Hmmm... about an inch. (Remember, there can be a little slop in the iris accuracy, just like on shutter times.) There once was an old photographer who had the option of measuring his bellows extension, and that was his f/stop, period. 18 inches of extension? f/18. 14 inches? f/14. 26 inches? f/26.

I can't swear that this is what was going on, but I've seen a few shutters marked this way, and it's always one inch, sometimes also at half an inch (easy math, cut your extension in half!), or one centimeter. If you aren't fussy about your taking aperture, it can make life easy.

Today's photo-tip for lazy math-phobes! :rolleyes:

goamules

9-Apr-2012, 19:10

But what if with your shown lens, and 1 inch iris setting, you focus and your bellows measures 11 inches? You have F11, that easy?! Uncanny! Unheard of! What will they think of next?!

Mark Sawyer

9-Apr-2012, 19:25

Yup, although technically, at 11 inches extension with a twelve inch lens, you've pulled a Buzz Lightyear, focusing "at infinity, and beyond!!!" :)

And technically, a 12" lens should have its 1" aperture at f/12, but as I said, there's often a little slop...

BTW, I thought it was a neat little trick, and one I'd never heard talked about before, so I gave it it's own little thread under the Lenses & Lens Accessories forum, (though in retrospect, I guess it should have gone in the Style & Technique forum...)

Skip Roessel

10-Apr-2012, 08:38

Lynn's right. Divide the FL by the Bellows Draw first (always gives you a number less than one) and square that, getting an even smaller number.
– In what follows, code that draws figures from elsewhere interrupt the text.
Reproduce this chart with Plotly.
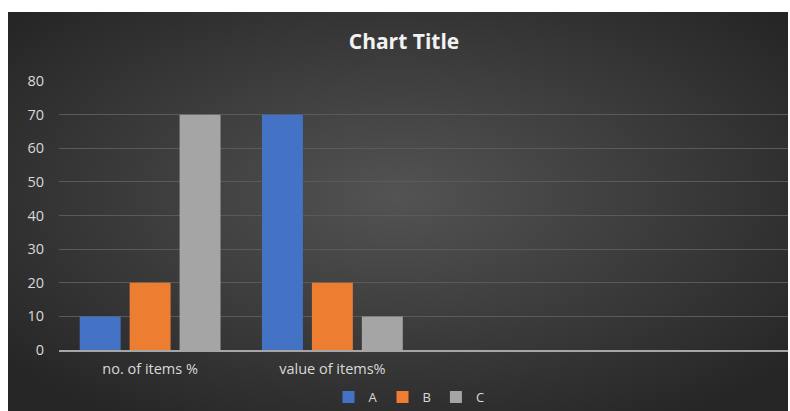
import base64
import plotly.graph_objects as go

categories = ["no. of items %", "value of items%"]
series_names = ["A", "B", "C"]
values_a = [10, 70]
values_b = [20, 20]
values_c = [70, 10]
colors = ["#4472C4", "#ED7D31", "#A5A5A5"]
y_ticks = [0, 10, 20, 30, 40, 50, 60, 70, 80]

W, H = 790, 411
ML, MR, MT, MB = 59, 2, 81, 61
PW, PH = W - ML - MR, H - MT - MB

svg = (
    '<svg xmlns="http://www.w3.org/2000/svg" width="780" height="399" viewBox="0 0 780 399" preserveAspectRatio="none">'
    '<defs><radialGradient id="g" cx="50%" cy="45%" r="65%">'
    '<stop offset="0%" stop-color="#535353"/>'
    '<stop offset="100%" stop-color="#262626"/>'
    '</radialGradient></defs>'
    '<rect width="780" height="399" fill="url(#g)"/></svg>'
)
bg_src = "data:image/svg+xml;base64," + base64.b64encode(svg.encode()).decode()

# window pixel -> paper coords
px = lambda v: (v - ML) / PW
py = lambda v: (H - MB - v) / PH
bx0, bx1, by0, by1 = 8, 788, 12, 420

fig = go.Figure()
for name, vals, col in zip(series_names, [values_a, values_b, values_c], colors):
    fig.add_trace(go.Bar(name=name, x=categories, y=vals, marker=dict(color=col, line=dict(width=0))))

fig.update_layout(
    width=W, height=H,
    margin=dict(l=ML, r=MR, t=MT, b=MB, autoexpand=False),
    paper_bgcolor="white",
    plot_bgcolor="rgba(0,0,0,0)",
    barmode="group",
    bargap=0.178,
    bargroupgap=0.18,
    font=dict(family="Open Sans", size=14, color="#d9d9d9"),
    title=dict(text="<b>Chart Title</b>", x=404 / W, xanchor="center",
               y=1 - 42 / H, yanchor="middle",
               font=dict(family="Open Sans", size=21, color="#f2f2f2")),
    images=[dict(source=bg_src, xref="paper", yref="paper", x=px(bx0), y=py(by0),
                 sizex=px(bx1) - px(bx0), sizey=py(by0) - py(by1), sizing="stretch",
                 xanchor="left", yanchor="top", layer="below")],
    legend=dict(orientation="h", x=px(409), xanchor="center", y=py(397), yanchor="middle",
                font=dict(size=13, color="#d9d9d9"), bgcolor="rgba(0,0,0,0)",
                itemwidth=30, traceorder="normal"),
    xaxis=dict(type="category", range=[-0.5, 3.5], showgrid=False, showline=True,
               linecolor="#a6a6a6", linewidth=2, ticks="", ticklabelstandoff=5,
               tickfont=dict(size=14.5, color="#d9d9d9"), fixedrange=True, automargin=False),
    yaxis=dict(range=[0, 80], tickvals=y_ticks, showgrid=True, gridcolor="#5a5a5a", gridwidth=1,
               zeroline=False, showline=False, ticks="", ticklabelstandoff=14,
               tickfont=dict(size=14.5, color="#d9d9d9"), fixedrange=True, automargin=False),
)

fig.write_html(
    "out.html",
    config={"displayModeBar": False},
    post_script="document.body.style.margin='0';document.body.style.overflow='hidden';",
)
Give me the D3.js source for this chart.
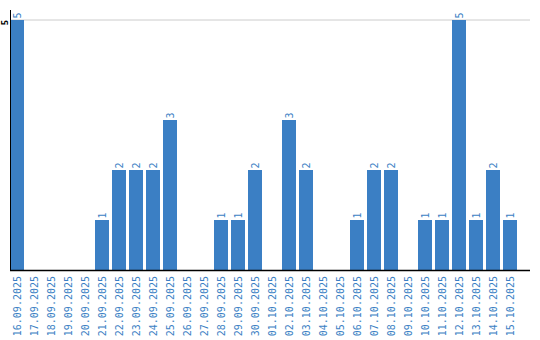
<!DOCTYPE html>
<html>
<head>
<meta charset="utf-8">
<script src="https://cdn.jsdelivr.net/npm/d3@7"></script>
<style>
  body { margin: 0; background: #fff; }
  text { font-family: "DejaVu Sans Mono", monospace; }
</style>
</head>
<body>
<div id="chart"></div>
<script>
// dates and counts
const dates = ["16.09.2025", "17.09.2025", "18.09.2025", "19.09.2025", "20.09.2025",
  "21.09.2025", "22.09.2025", "23.09.2025", "24.09.2025", "25.09.2025",
  "26.09.2025", "27.09.2025", "28.09.2025", "29.09.2025", "30.09.2025",
  "01.10.2025", "02.10.2025", "03.10.2025", "04.10.2025", "05.10.2025",
  "06.10.2025", "07.10.2025", "08.10.2025", "09.10.2025", "10.10.2025",
  "11.10.2025", "12.10.2025", "13.10.2025", "14.10.2025", "15.10.2025"];
const counts = [5, 0, 0, 0, 0, 1, 2, 2, 2, 3, 0, 0, 1, 1, 2, 0, 3, 2, 0, 0,
  1, 2, 2, 0, 1, 1, 5, 1, 2, 1];
const yTicks = [5];

const width = 540, height = 340;
const blue = "#3b7fc4";

const svg = d3.select("#chart").append("svg")
  .attr("width", width)
  .attr("height", height);

const x = d3.scaleBand()
  .domain(dates)
  .range([10, 517])
  .paddingInner(3 / 17)
  .paddingOuter(0);

const y = d3.scaleLinear()
  .domain([0, 5])
  .range([270, 20]);

// grid line
svg.selectAll("line.grid")
  .data(yTicks)
  .enter().append("line")
  .attr("class", "grid")
  .attr("x1", 10).attr("x2", 530)
  .attr("y1", d => y(d)).attr("y2", d => y(d))
  .attr("stroke", "#ccc");

// bars
svg.selectAll("rect.bar")
  .data(dates)
  .enter().append("rect")
  .attr("x", d => x(d))
  .attr("y", (d, i) => y(counts[i]))
  .attr("width", x.bandwidth())
  .attr("height", (d, i) => y(0) - y(counts[i]))
  .attr("fill", blue);

// value labels
svg.selectAll("text.val")
  .data(dates.filter((d, i) => counts[i] > 0))
  .enter().append("text")
  .attr("transform", d => {
    const v = counts[dates.indexOf(d)];
    return `translate(${x(d) + x.bandwidth() / 2 + 3.5},${y(v) - 1.5}) rotate(-90)`;
  })
  .attr("font-size", "10px")
  .attr("fill", blue)
  .text(d => counts[dates.indexOf(d)]);

// y axis
svg.append("line")
  .attr("x1", 10.5).attr("x2", 10.5)
  .attr("y1", 10).attr("y2", 270)
  .attr("stroke", "#000");

svg.selectAll("text.ytick")
  .data(yTicks)
  .enter().append("text")
  .attr("transform", d => `translate(8,${y(d) + 2.5}) rotate(-90)`)
  .attr("text-anchor", "middle")
  .attr("font-size", "9px")
  .attr("font-weight", "bold")
  .attr("fill", "#000")
  .text(d => d);

// x axis
const xAxis = svg.append("g")
  .attr("transform", "translate(0,270)")
  .call(d3.axisBottom(x).tickSize(0).tickPadding(0));
xAxis.select(".domain").remove();
xAxis.append("line")
  .attr("x1", 10).attr("x2", 530)
  .attr("y1", 0.5).attr("y2", 0.5)
  .attr("stroke", "#000")
  .attr("stroke-width", 1.5);
xAxis.selectAll(".tick text")
  .attr("transform", "rotate(-90)")
  .attr("text-anchor", "end")
  .attr("x", -6)
  .attr("y", 0)
  .attr("dy", "0.35em")
  .attr("font-size", "10px")
  .attr("font-family", "DejaVu Sans Mono, monospace")
  .attr("fill", blue);
</script>
</body>
</html>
That's fraction or percentage of light the film is getting. The reciprocal, a number greater than one, is how much you multiply the old exposure time to get the new, longer time.

The same math, a little simpler is: new exposure equals ( BD / FL ) squared, then multiplied times old exposure in seconds. If Bellows Draw is divided by Focal Length, that will always be greater than one, and squared it is greater still.

In Excel I think that formula would be NEW EXPOSURE IN SECONDS =((BD/FL)^2)*OE (OE is Old Exposure in seconds, what the meter says. Bellows Draw and Focal Length are both in centimeters, or whatever.)